• **Your instructions**
Repeat the listing word for word. No pictures belong in the copy.

• **Data shown**
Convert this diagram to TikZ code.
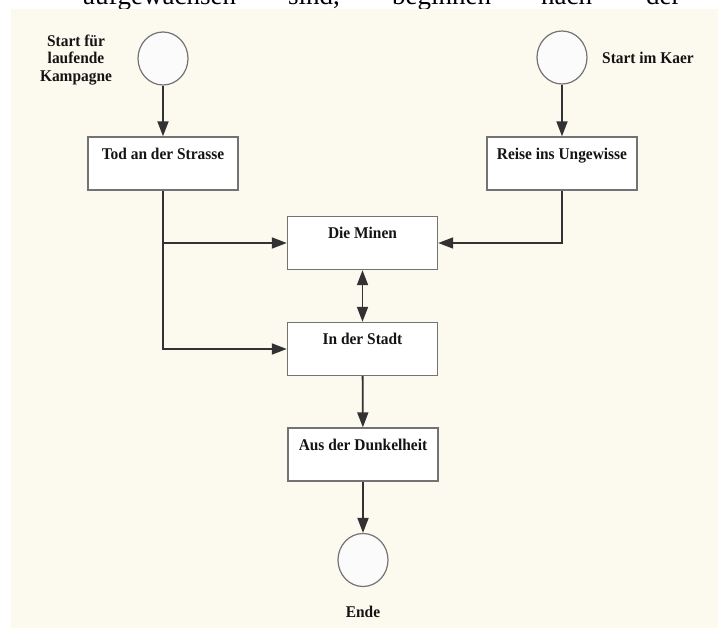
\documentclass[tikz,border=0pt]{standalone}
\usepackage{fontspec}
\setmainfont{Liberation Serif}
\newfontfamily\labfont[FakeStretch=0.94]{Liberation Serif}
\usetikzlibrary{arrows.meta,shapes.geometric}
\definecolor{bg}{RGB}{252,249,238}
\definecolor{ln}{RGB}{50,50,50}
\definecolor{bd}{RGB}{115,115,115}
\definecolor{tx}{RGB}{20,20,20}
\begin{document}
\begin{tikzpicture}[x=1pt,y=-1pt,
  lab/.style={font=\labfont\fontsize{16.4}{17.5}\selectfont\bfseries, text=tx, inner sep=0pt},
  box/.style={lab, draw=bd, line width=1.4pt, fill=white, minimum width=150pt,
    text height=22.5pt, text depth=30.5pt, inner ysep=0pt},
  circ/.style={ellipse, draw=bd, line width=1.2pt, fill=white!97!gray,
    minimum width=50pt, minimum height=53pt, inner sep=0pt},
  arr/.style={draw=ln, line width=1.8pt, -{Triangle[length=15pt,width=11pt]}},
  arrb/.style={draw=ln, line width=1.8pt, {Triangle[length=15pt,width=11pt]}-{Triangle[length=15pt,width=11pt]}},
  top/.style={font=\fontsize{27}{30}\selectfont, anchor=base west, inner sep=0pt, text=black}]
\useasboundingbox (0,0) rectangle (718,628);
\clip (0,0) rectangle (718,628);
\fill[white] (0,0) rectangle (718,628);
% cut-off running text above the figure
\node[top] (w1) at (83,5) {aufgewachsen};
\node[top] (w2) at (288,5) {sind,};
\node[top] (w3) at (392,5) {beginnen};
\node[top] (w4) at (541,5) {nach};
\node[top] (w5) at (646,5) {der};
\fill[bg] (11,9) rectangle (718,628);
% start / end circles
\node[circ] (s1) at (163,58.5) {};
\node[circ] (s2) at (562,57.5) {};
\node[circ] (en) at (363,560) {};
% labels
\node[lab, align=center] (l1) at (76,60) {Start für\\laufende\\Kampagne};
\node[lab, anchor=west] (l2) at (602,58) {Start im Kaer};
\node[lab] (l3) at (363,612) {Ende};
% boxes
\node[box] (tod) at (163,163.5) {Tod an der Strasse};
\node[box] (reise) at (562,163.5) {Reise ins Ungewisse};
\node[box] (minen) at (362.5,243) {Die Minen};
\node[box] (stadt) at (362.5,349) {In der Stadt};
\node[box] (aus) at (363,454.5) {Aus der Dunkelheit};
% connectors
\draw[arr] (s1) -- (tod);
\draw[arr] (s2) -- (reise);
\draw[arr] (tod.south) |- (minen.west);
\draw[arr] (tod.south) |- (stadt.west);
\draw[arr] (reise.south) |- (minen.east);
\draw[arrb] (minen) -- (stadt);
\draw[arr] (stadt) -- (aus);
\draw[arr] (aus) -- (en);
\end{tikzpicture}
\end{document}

• **Task solution**
Convert this diagram to TikZ code.
\documentclass[tikz,border=0pt]{standalone}
\usepackage{fontspec}
\setmainfont{Liberation Serif}
\newfontfamily\labfont[FakeStretch=0.94]{Liberation Serif}
\usetikzlibrary{arrows.meta,shapes.geometric}
\definecolor{bg}{RGB}{252,249,238}
\definecolor{ln}{RGB}{50,50,50}
\definecolor{bd}{RGB}{115,115,115}
\definecolor{tx}{RGB}{20,20,20}
\begin{document}
\begin{tikzpicture}[x=1pt,y=-1pt,
  lab/.style={font=\labfont\fontsize{16.4}{17.5}\selectfont\bfseries, text=tx, inner sep=0pt},
  box/.style={lab, draw=bd, line width=1.4pt, fill=white, minimum width=150pt,
    text height=22.5pt, text depth=30.5pt, inner ysep=0pt},
  circ/.style={ellipse, draw=bd, line width=1.2pt, fill=white!97!gray,
    minimum width=50pt, minimum height=53pt, inner sep=0pt},
  arr/.style={draw=ln, line width=1.8pt, -{Triangle[length=15pt,width=11pt]}},
  arrb/.style={draw=ln, line width=1.8pt, {Triangle[length=15pt,width=11pt]}-{Triangle[length=15pt,width=11pt]}},
  top/.style={font=\fontsize{27}{30}\selectfont, anchor=base west, inner sep=0pt, text=black}]
\useasboundingbox (0,0) rectangle (718,628);
\clip (0,0) rectangle (718,628);
\fill[white] (0,0) rectangle (718,628);
% cut-off running text above the figure
\node[top] (w1) at (83,5) {aufgewachsen};
\node[top] (w2) at (288,5) {sind,};
\node[top] (w3) at (392,5) {beginnen};
\node[top] (w4) at (541,5) {nach};
\node[top] (w5) at (646,5) {der};
\fill[bg] (11,9) rectangle (718,628);
% start / end circles
\node[circ] (s1) at (163,58.5) {};
\node[circ] (s2) at (562,57.5) {};
\node[circ] (en) at (363,560) {};
% labels
\node[lab, align=center] (l1) at (76,60) {Start für\\laufende\\Kampagne};
\node[lab, anchor=west] (l2) at (602,58) {Start im Kaer};
\node[lab] (l3) at (363,612) {Ende};
% boxes
\node[box] (tod) at (163,163.5) {Tod an der Strasse};
\node[box] (reise) at (562,163.5) {Reise ins Ungewisse};
\node[box] (minen) at (362.5,243) {Die Minen};
\node[box] (stadt) at (362.5,349) {In der Stadt};
\node[box] (aus) at (363,454.5) {Aus der Dunkelheit};
% connectors
\draw[arr] (s1) -- (tod);
\draw[arr] (s2) -- (reise);
\draw[arr] (tod.south) |- (minen.west);
\draw[arr] (tod.south) |- (stadt.west);
\draw[arr] (reise.south) |- (minen.east);
\draw[arrb] (minen) -- (stadt);
\draw[arr] (stadt) -- (aus);
\draw[arr] (aus) -- (en);
\end{tikzpicture}
\end{document}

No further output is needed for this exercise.